Ici j'ai vu un aigle royal. Habituellement, les rapaces peuplent mes nuits noires de cauchemars... Je l'ai regardé tournoyer dans le ciel bleu et disparaître derrière les cimes, c'est tout. C'était juste un aigle, j'étais pas sa proie.
On ne peut pas aimer tous les oiseaux...et les aigles me détestent.
S'enfumer... Après les avoir presque tous testés, je crois que c'est le seul moyen réellement efficace pour ne pas se faire dévorer par les midges. C'est à cause d'eux que personne ne traîne dehors après le dîner de...18h.
C'est sur la plage de Glenbrittle que j'ai cueilli ce caillou qui ne me quitte plus. C'est le coeur cabossé...

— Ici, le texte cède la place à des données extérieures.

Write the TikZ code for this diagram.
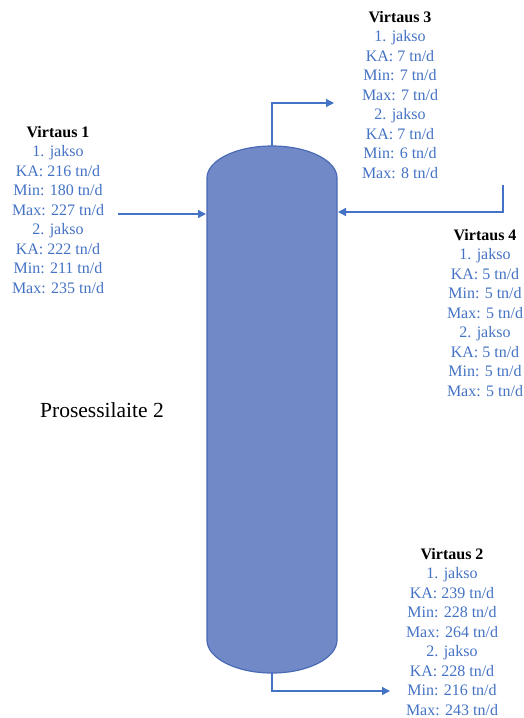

J'ai bien cru que j'allais aussi cueillir une toupie jaune! Mais non. Ça relèverait vraiment de l'ordre du miracle s'il m'arrivait de trouver une toupie anonyme échouée sur une plage. ;)
Nous avons passé une journée formidable le long des Fairy Pools.
La rivière Brittle (je crois) dévalait des sommets des Cuillins Hills en cascades et piscines aux eaux cristallines.
Un lieu enchanteur dans lequel je tendais l'oreille pour percevoir les voix du ruisseau....
Les enfants ont adoré cette balade, nous réclamant d'aller toujours plus loin, plus haut. Sortis de la zone touristique, le chemin devenait plus tourbeux et caillouteux, les cuisses chauffaient mais on respirait enfin la solitude! Et puis c'est bien connu, les fées ont besoin de silence pour apparaître!
Un "Càrn" seul et isolé pour prolonger mon passage face au Sgurr un Fhesain, la montagne blessée.
Et j'ai rencontré ces deux là, isolés ensemble...
J'ai pas pu m'empecher de faire ma tête de con en fraudant l'entrée du château d'Eilean Donan à Dornie. A cause du gros blaireau de la billetterie... Bref, je ne suis donc pas passée sur le pont, mais dessous... Le loch Alsh était à sec et aucune barrière pour me barrer d'accès à l'îlot. Fastoche...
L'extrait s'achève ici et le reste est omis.